ED UNDER FIRE FOR VIOLATING THE CONSTRUCTION IN SELECTION OF NEW CHIEF JUSTICE | Fired former Vice President Emmerson Mnangagwa violated the constitution when he joined a University of Zimbabwe law student’s fight for the suspension of a lawful process to select the country’s new Chief Justice on the basis of a mere proposed amendment to the supreme law of the country, the Supreme Court has ruled.
The constitution provides for the selection of a new Chief Justice through public interviews but ex-VP Mnangagwa, in his capacity as the then Minister of Justice, Legal and Parliamentary Affairs, supported Mr Romeo Zibani, who was seeking to bar the public interviews.
Ex-VP Mnangagwa filed a draft memorandum to Cabinet in which he proposed the change of law regarding the appointment of a Chief Justice.
The executive draft memorandum, led the High Court into granting an interdict stopping the public interviews.
However, JSC noted an appeal and proceeded with the interviews that later resulted in the appointment of Chief Justice Malaba as the new judiciary boss.
Early this year the Supreme Court allowed JSC’s appeal but the reasons for the decision were stated in a detailed 21-page judgment availed last week. In the judgment, Justice Bharat Patel said attempts by the Mr Mnangagwa to stop a constitutional process on the basis of a proposed amendment of the supreme law was unlawful.
“The third respondent’s conduct in seeking to have the operation of a constitutional provision suspended on the basis of a proposed constitutional amendment is obviously inconsistent with his obligations in terms of Section 2(2) of the Constitution (Doctrine of Supremacy of the Constitution).
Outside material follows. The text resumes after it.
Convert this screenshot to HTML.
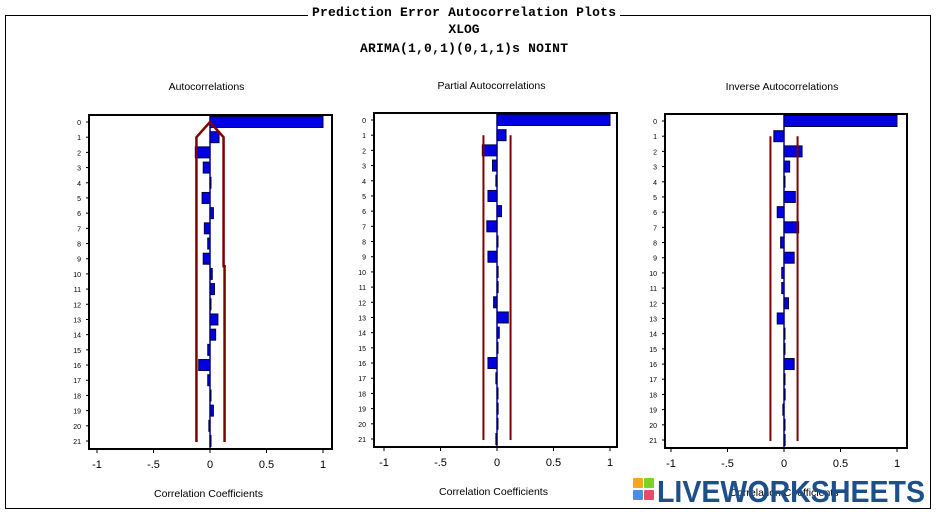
<!DOCTYPE html><html><head><meta charset="utf-8"><style>
body{margin:0;background:#fff;width:940px;height:514px;overflow:hidden}
svg{display:block}
</style></head><body>
<svg id="s" width="940" height="514" xmlns="http://www.w3.org/2000/svg" font-family="Liberation Sans, sans-serif">
<rect x="5.5" y="15.5" width="925" height="493" fill="none" stroke="#000" stroke-width="1"/>
<rect x="308" y="6" width="312" height="14" fill="#fff"/>
<g font-family="Liberation Mono, monospace" font-size="13" font-weight="bold" text-anchor="middle" fill="#000">
<text x="464" y="16" textLength="304">Prediction Error Autocorrelation Plots</text>
<text x="464" y="33">XLOG</text>
<text x="464" y="52" textLength="208">ARIMA(1,0,1)(0,1,1)s NOINT</text>
</g>
</svg>
<script>
var s=document.getElementById('s'),NS='http://www.w3.org/2000/svg';
function el(t,a,txt){var e=document.createElementNS(NS,t);for(var k in a)e.setAttribute(k,a[k]);if(txt!==undefined)e.textContent=txt;s.appendChild(e);return e;}
var P=[
{x0:89,x1:332,y0:115,y1:449,z:210,t:'Autocorrelations',ty:90,ly:497,
v:[1,.08,-.13,-.06,0,-.07,.03,-.05,-.02,-.06,.02,.04,0,.07,.05,-.02,-.1,-.02,0,.03,-.01,0],acf:1},
{x0:374,x1:617,y0:113,y1:447,z:497,t:'Partial Autocorrelations',ty:89,ly:495,
v:[1,.08,-.13,-.04,-.01,-.08,.04,-.09,0,-.08,.01,.01,-.03,.1,.02,0,-.08,-.01,0,.01,0,-.01]},
{x0:665,x1:907,y0:114,y1:448,z:784,t:'Inverse Autocorrelations',ty:90,ly:496,
v:[1,-.09,.16,.05,0,.1,-.06,.13,-.03,.09,-.02,-.02,.04,-.06,0,0,.09,0,.01,-.01,0,.01]}];
P.forEach(function(p){
 var sc=113,step=(p.y1-p.y0-15)/21,ry=function(i){return p.y0+7+i*step};
 el('text',{x:(p.x0+p.x1)/2-4,y:p.ty,'font-size':10.5,'text-anchor':'middle'},p.t);
 el('text',{x:(p.x0+p.x1)/2-2,y:p.ly,'font-size':10.5,'text-anchor':'middle'},'Correlation Coefficients');
 el('line',{x1:p.z,y1:p.y0,x2:p.z,y2:p.y1,stroke:'#0000cc','stroke-width':1.5});
 p.v.forEach(function(v,i){var y=ry(i),w=v*sc;if(Math.abs(w)<1)w=w<0?-1:1;
  el('rect',{x:Math.min(p.z,p.z+w),y:y-5.5,width:Math.abs(w),height:11,fill:'#0000e0',stroke:'#000040','stroke-width':1});
  el('text',{x:p.x0-8,y:y+3,'font-size':7,'text-anchor':'end'},i);
  el('line',{x1:p.x0-3,y1:y,x2:p.x0,y2:y,stroke:'#000'});
 });
 var L=.12*sc;
 if(p.acf){
  el('polyline',{points:(p.z-L)+','+(p.y1-7)+' '+(p.z-L)+','+ry(1)+' '+p.z+','+ry(0)+' '+(p.z+L)+','+ry(1)+' '+(p.z+L)+','+ry(9.5)+' '+(p.z+L+1)+','+ry(9.5)+' '+(p.z+L+1)+','+(p.y1-7),fill:'none',stroke:'#800000','stroke-width':2.5});
 } else {
  el('line',{x1:p.z-L,y1:ry(1),x2:p.z-L,y2:p.y1-7,stroke:'#800000','stroke-width':2});
  el('line',{x1:p.z+L,y1:ry(1),x2:p.z+L,y2:p.y1-7,stroke:'#800000','stroke-width':2});
 }
 el('rect',{x:p.x0,y:p.y0,width:p.x1-p.x0,height:p.y1-p.y0,fill:'none',stroke:'#000','stroke-width':2});
 [[-1,'-1'],[-.5,'-.5'],[0,'0'],[.5,'0.5'],[1,'1']].forEach(function(t){var x=p.z+t[0]*sc;
  el('line',{x1:x,y1:p.y1,x2:x,y2:p.y1+4,stroke:'#000'});
  el('text',{x:x,y:p.y1+19,'font-size':11,'text-anchor':'middle'},t[1]);});
});
var c=[['#f5a623',633,478],['#7ed321',644,478],['#4a90e2',633,490],['#e94b6a',644,490]];
c.forEach(function(q){el('rect',{x:q[1],y:q[2],width:10,height:10,fill:q[0],rx:1});});
el('text',{x:657,y:502,'font-size':31,'font-weight':'bold',fill:'#1d4f8a',textLength:268,lengthAdjust:'spacingAndGlyphs'},'LIVEWORKSHEETS');
</script>
</body></html>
“For a court to grant the privilege that he seeks would be tantamount to condoning a violation of those obligations, thereby posing a serious threat to the rule of law enshrined in Section 3(1) (b) of the Constitution,” reads the judgment.
Section 2(2) of the Constitution reads:
“The obligations imposed by this Constitution are binding on every person, natural or juristic, including the State and all executive, legislative and judicial institutions and agencies of Government at every level, and must be fulfilled by them.”
On appeal, the ex-VP’s lawyers argued that the High Court was correct in attaching value to the evidence from the executive on the proposed amendment of the Constitution.
This, according to the Supreme Court, was weird and amounted to an attack on constitutionalism.
“With all due deference to the overarching political role of the executive, this argument is not only startling but patently outlandish in its disdain for the established norms of constitutionalism. It postulates the very antithesis of the rule of law,” the court ruled.
The court concluded that the Constitution cannot be abrogated or suspended by intended executive action relating to the prospective amendment of its provisions.
The court expressed displeasure at the conduct of Zibani and his lawyers.
Zibani, through his lawyers, wrote two letters to the Supreme Court intimating that the appeal’s set down was unlawful, palpably tainted irregular.
He sought the removal of the matter from the roll.
“Their reasons for taking that view was not only brusque and overbearing but also contumelious towards the Registrar and, by necessary implication, contemptuous of this court,” reads the judgment.